Да, видела Вродского... Да, живого. Болеет. Курит. Пили кофе. Сахара в доме не было. (Волнение в зале: не обижают ли нашего поэта американцы? Как же без сахара?) Ну что еще? Ну, зашел Барышников, принес дров, топили камин. (Волнение в зале: не мерзнет ли там наш поэт?) А на каком этаже он живет? А что он ест? А что он пишет? Рукой или на машинке? А какие у него книги? А он знает, что мы его любим? А он приедет? Он приедет? Он приедет?

"Иосиф, Вы поедете в Россию?" - "Я там никому не нужен". - "Не кокетничайте! Вам там проходу не дадут. Вас будут носить на руках - вместе с самолетом. Толпа навалится, снесет Шереметьевскую таможню и пронесет вас до Москвы на руках с песнями. Или до Петербурга. Хотите - на белом коне". - "Вот потому и не хочу. Да и мне там никто не нужен". - "Неправда! А как же маленькие интеллигентные старушки, ваши читательницы, - библиотекарши, музейные работники, пенсионерки, жительницы коммунальных квартир, которые боятся выйти на общую кухню со своим облупленным чайником? Те, что в филармонии стоят сзади, у колонн, где дешевле? Вы не хотите им дать поглядеть на себя издали, вашим настоящим читателям? За что вы их наказываете?" Это был нечестный прием! Бестактный и нечестный! Он или отшучивался: "Вот я лучше к своим любимым голландцам поеду", "Обожаю итальянцев, еду к итальянцам", "Чудные поляки! Они меня зовут", или сердился и тоже бил наотмашь: "Они не пустили меня на похороны отца! Мама без меня умерла - я просил - они отказали!" - "Кто отказал - ваши читатели?"

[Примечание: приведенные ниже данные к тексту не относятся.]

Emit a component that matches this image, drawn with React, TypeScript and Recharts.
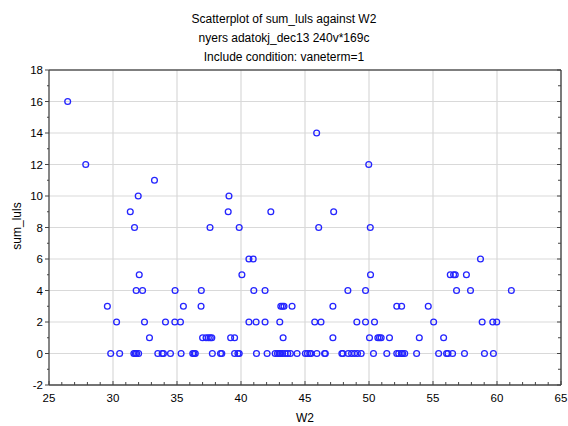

Хотел ли он съездить домой? По-моему, поначалу, во всяком случае, очень хотел, но не мог, боялся прошлого, воспоминаний, напоминаний, разрытых могил, боялся своей слабости, боялся разрушить то, что он сделал со своим прошлым в своих стихах, боялся оглянуться на прошлое, как Орфей на Эвридику, - и потерять его навсегда. Он не мог не понимать, что его единственный читатель, его настоящий читатель - там, он не мог не знать, что он - русский поэт, хотя он и убедил себя - одного лишь себя, - что он поэт американский.